3 Responses to “Haiti: death care during catastrophes”

  1. Charles Cowling on February 8th, 2010 12:29 pm

    In the case of your illustration, the Raft of the Medusa, I think the survivors started to eat each other — but that was a different sort of catastrophe.

    I agree: provision of burial space is vital in those cultures which favour it. Here in the UK that is not a great problem, with the cremation rate at 70% and rising.

    But I cannot see what provision can be made in the case of buried bodies which have decayed beyond recognition in such numbers that they pose a threat to public health.

    It is an enormously difficult problem. But in the UK we have some cultural experience: in both world wars, and in all of the wars before it, none of our service people were brought home for a funeral. This is part of the reason why our funerals tend to be low-key, even perfunctory — and none the better for it.

    But when the next disaster strikes, it would be good to see the living and the dead sharing equal-first priority.

    Thank you for this thought-provoking post.

  2. gloriamundi on October 8th, 2010 7:45 am

    Thanks, PG, for recent invitation via Charles’ GFG blog, to come here and comment.

    Your basic idea seems to me brilliant. Presumably it would allow bodies to be buried at a sensible depth, to allow the sort of “composting” decomposition that poets and others idealise - whereas in fact at 6 feet under it is something quite else, I understand, and the problem then is methane.

    Since industrial waste sites have to be re-landscaped these days, it would surely be possible to incorporate provision fror a natural burial ground?

    To comment on Charles’ point above (posted back a bit now, I realise) We may all be cremating like mad, but a sudden catastrophe would certainly overwhelm crematoria.

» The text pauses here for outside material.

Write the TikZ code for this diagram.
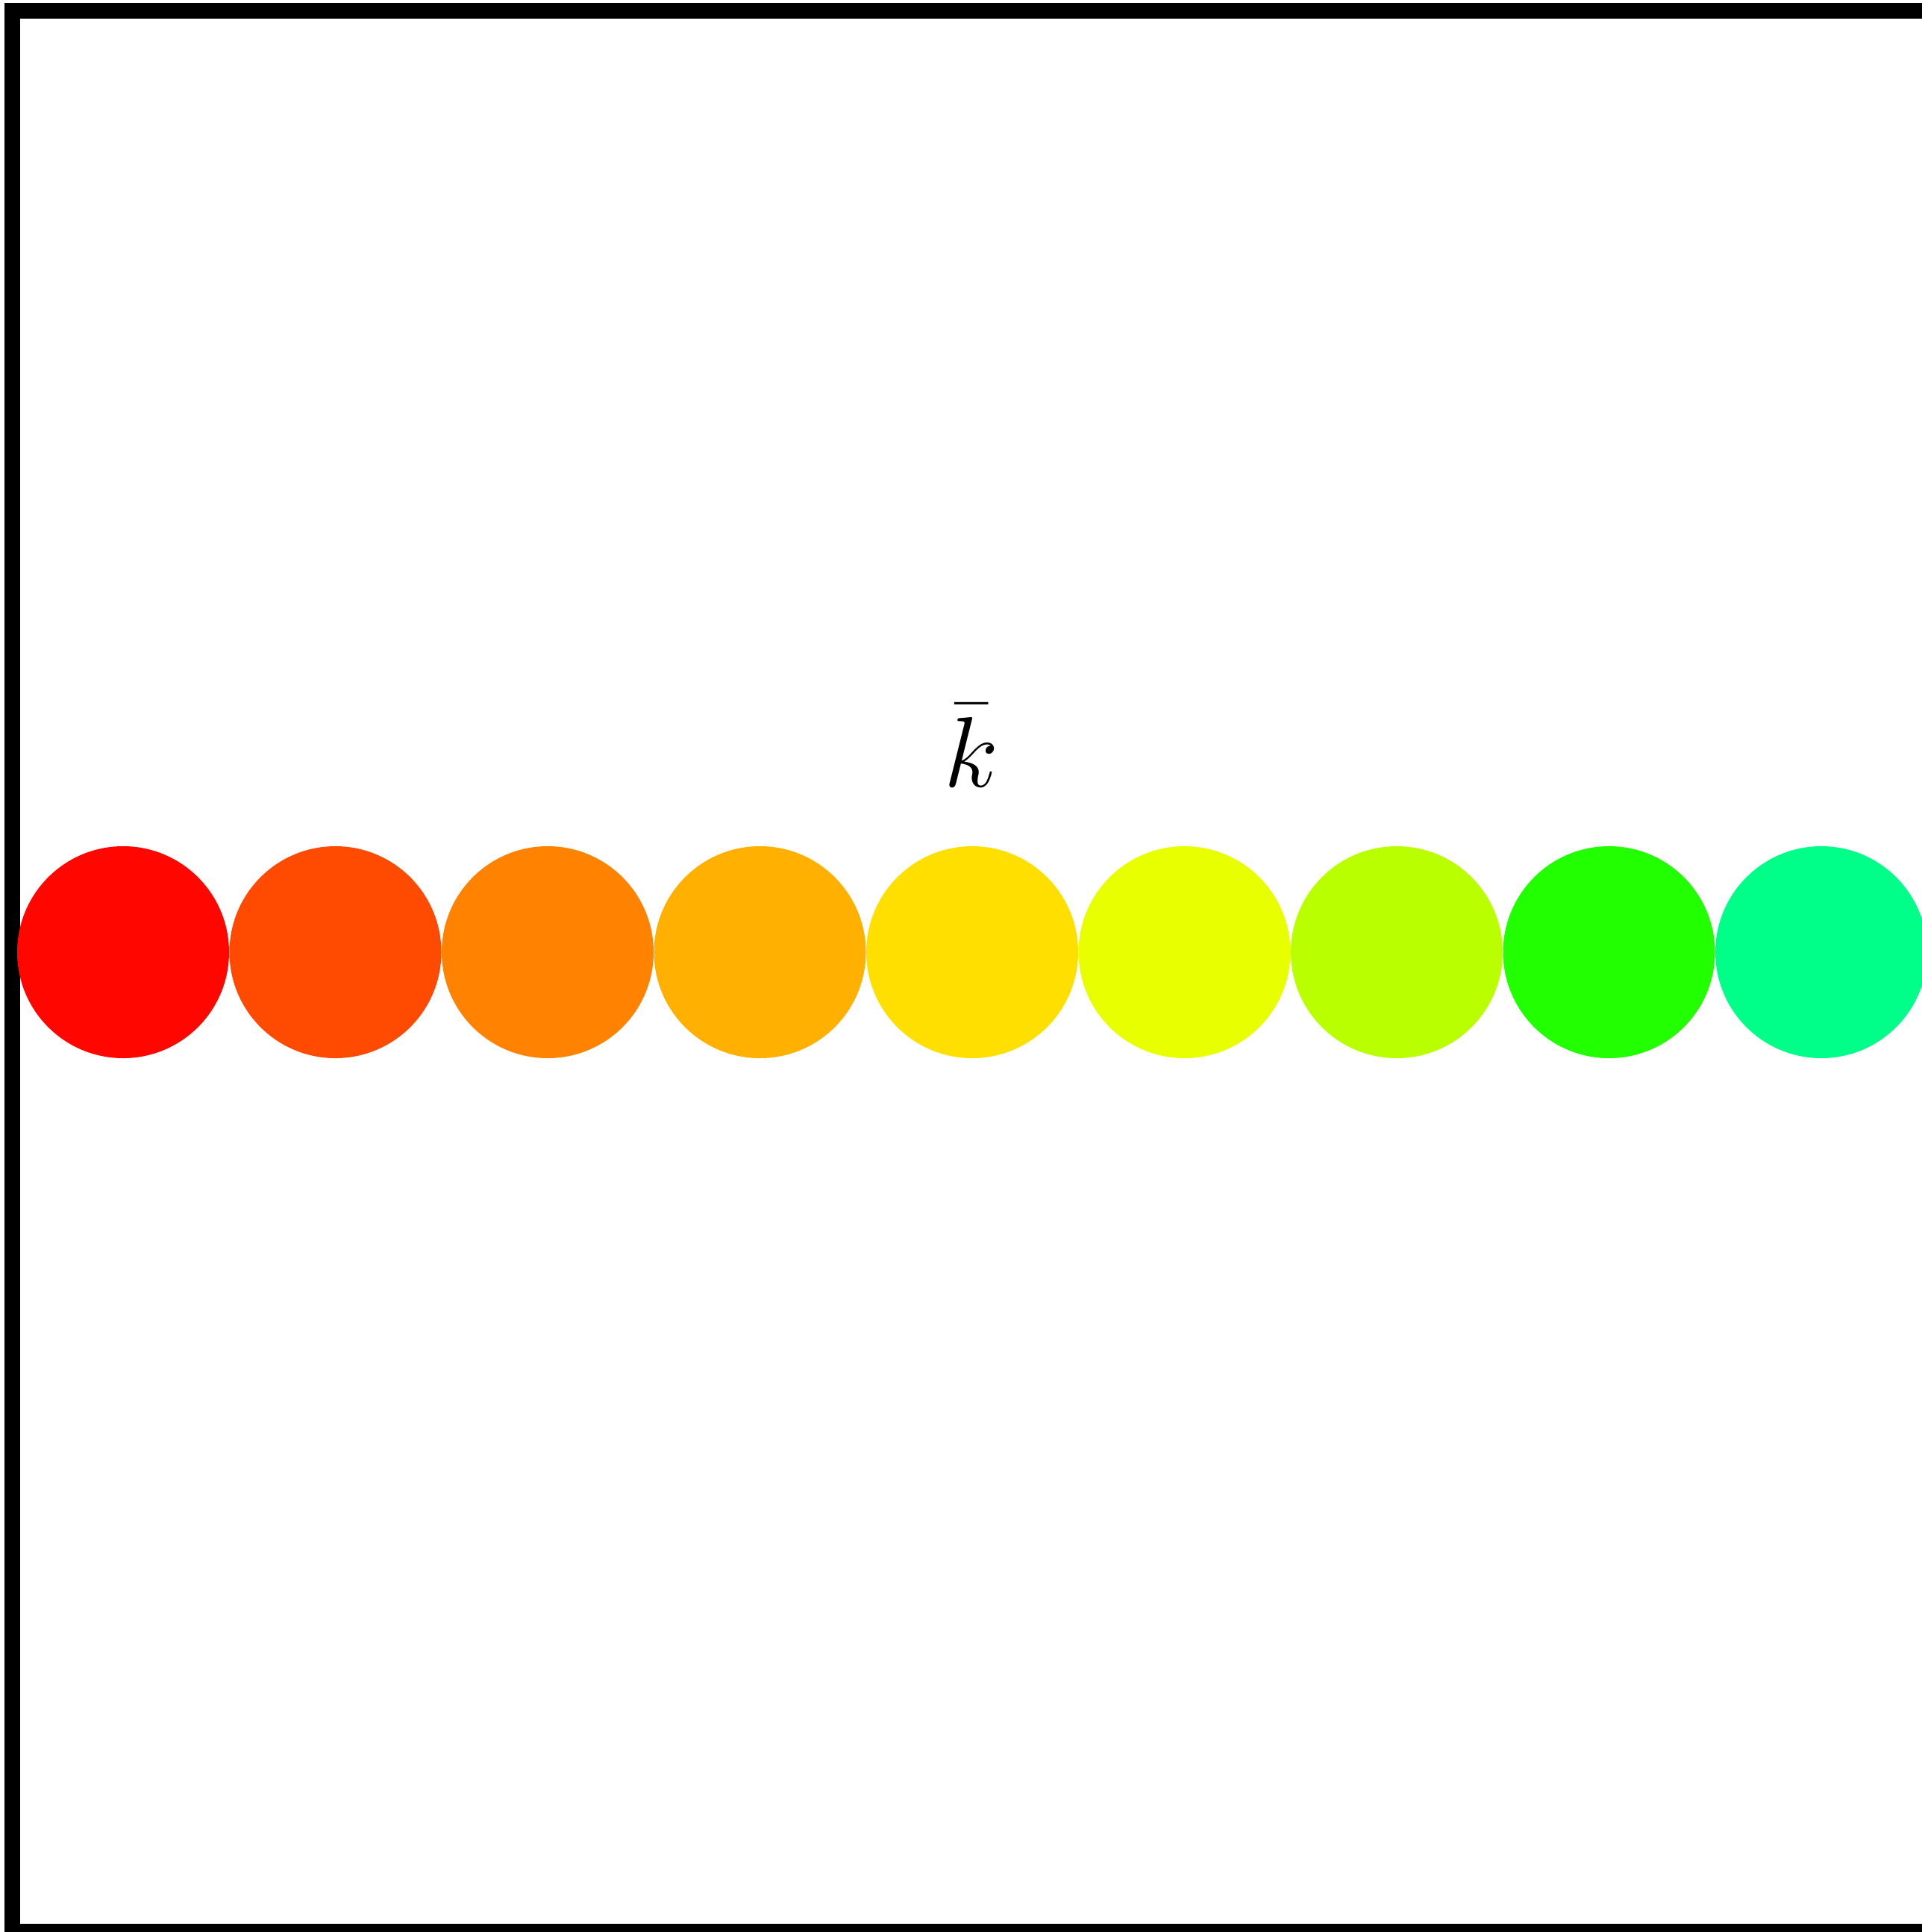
\documentclass[tikz,border=0pt]{standalone}
\usepackage{graphicx}
\usepackage{tikz}
\definecolor{cA}{RGB}{255,7,0}
\definecolor{cB}{RGB}{255,74,2}
\definecolor{cC}{RGB}{255,130,0}
\definecolor{cD}{RGB}{255,176,0}
\definecolor{cE}{RGB}{255,223,0}
\definecolor{cF}{RGB}{232,255,0}
\definecolor{cG}{RGB}{185,255,0}
\definecolor{cH}{RGB}{34,255,0}
\definecolor{cI}{RGB}{0,255,136}
\tikzset{
  ball/.style={circle, inner sep=0pt, minimum size=71pt, draw=none},
  frameline/.style={line width=5.25pt, line join=miter},
}
\begin{document}
\begin{tikzpicture}[x=0.25pt, y=-0.25pt]
\useasboundingbox (0,0) rectangle (2576,2589);
\clip (0,0) rectangle (2576,2589);
\draw[frameline] (2700,14.5) -- (16.5,14.5) -- (16.5,2588.5) -- (2700,2588.5);
\foreach \i/\c in {1/cA,2/cB,3/cC,4/cD,5/cE,6/cF,7/cG,8/cH,9/cI}{
  \node[ball, fill=\c] (c\i) at ({165+(\i-1)*284.5},1276) {};
}
\node[anchor=base, inner sep=0pt] (klabel) at (1302,1054) {\scalebox{1.3465}{\fontsize{24.88}{30}\selectfont $\bar{k}$}};
\end{tikzpicture}
\end{document}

In the recent anxious preparations for swine flu, arrangements were being drafted for drastically curtailed ceremonies in crems working round the clock. If they worked round the clock, my guess is some of them wouold break down, and one FD said to me that he had no intention of working day and night. It seems the Dismal Trade, to use Charles’ phrase with no disrespect intended, all arms of it, operate on a “just in time” basis as far as capacity is concerned - like so much else about our supply chains these days.

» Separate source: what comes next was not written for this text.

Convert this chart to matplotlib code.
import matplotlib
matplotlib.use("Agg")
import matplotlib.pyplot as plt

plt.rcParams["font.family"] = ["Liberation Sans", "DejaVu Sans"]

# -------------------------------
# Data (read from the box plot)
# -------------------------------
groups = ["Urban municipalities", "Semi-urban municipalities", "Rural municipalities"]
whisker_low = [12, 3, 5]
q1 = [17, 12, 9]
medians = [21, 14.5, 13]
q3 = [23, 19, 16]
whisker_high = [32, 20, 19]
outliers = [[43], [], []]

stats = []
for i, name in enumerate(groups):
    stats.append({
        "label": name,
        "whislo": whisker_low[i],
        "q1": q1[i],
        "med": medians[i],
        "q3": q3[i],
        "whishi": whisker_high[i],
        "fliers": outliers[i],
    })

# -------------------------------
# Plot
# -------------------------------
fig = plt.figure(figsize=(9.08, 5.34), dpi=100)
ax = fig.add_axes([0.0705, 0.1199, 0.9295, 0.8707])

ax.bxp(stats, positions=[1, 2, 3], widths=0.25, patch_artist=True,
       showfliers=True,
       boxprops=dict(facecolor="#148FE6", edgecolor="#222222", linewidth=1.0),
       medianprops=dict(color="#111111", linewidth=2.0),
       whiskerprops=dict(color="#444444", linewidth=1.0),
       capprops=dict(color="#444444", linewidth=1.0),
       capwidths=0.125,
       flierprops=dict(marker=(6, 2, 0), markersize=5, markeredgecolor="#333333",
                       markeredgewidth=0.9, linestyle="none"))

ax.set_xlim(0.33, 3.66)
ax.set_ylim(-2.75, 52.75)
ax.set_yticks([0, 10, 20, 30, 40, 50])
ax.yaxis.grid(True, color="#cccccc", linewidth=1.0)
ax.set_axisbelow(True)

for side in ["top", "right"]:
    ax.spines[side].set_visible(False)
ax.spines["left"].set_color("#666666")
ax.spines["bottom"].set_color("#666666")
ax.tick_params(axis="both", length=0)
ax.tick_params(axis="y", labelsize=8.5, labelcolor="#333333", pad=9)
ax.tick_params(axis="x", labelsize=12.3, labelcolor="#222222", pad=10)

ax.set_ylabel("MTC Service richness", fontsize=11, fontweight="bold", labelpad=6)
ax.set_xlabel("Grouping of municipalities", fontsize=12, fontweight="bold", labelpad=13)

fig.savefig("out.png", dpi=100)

    Thank goodness swine flu was a flop, if you see what I mean - but the emergency scenario was drafted for what would in fact have been a relatively small rise in the death rate, for a very short time. In wouldn’t have been Haiti.

    As we often grumble, our culture pushes death to the edges of our lives, pretends we are not mortal - if a catastrophe overwhelmed us, I reckon we might find it much harder to deal with than cultures that have faced mortality more directly and integrated it with their lving. Well, let’s hope castrophe doesn’t overwhelm us, though you’re probably not being pessimistically unrealistic when you say that it will, one day, for sure.

    More positively, I feel we are on the move. The counterforce isnot just the hand of a sometimes perfunctory tradition, it is also and perhaps more insidiously the relentless trivialisation we see in the Co-op advert - that won’t help at all if/when the waste products hit the ventilation arrangements!

  3. admin on October 8th, 2010 8:01 am

    Dear Gloriamundi,

    the basic idea of using “dead lands for the dead” is a no-brainer when one considers the purely practical reality we are entering into in the next decades. The trick is finding the appropriate techniques for the particular types of dead lands, and also re-awakening humanity’s primal instinct for memory and eternity.

    Unfortunately I can only see this awakening happening when the need to transcend life/death becomes obvious again, and this in turn when catastrophe is written in capital letters on the wall.

    Such an initiative must not be a purely for-profit operation, but at the same time I see no problem with it being done on a for-profit basis, as long as profit remains the means and not the end.

    Indeed, I think we need to try to use market forces to make this happen on a large scale, otherwise it remains a fringe operation for a select few - and that is simply unfair.

    Please keep your comments coming - we are on the same wavelength.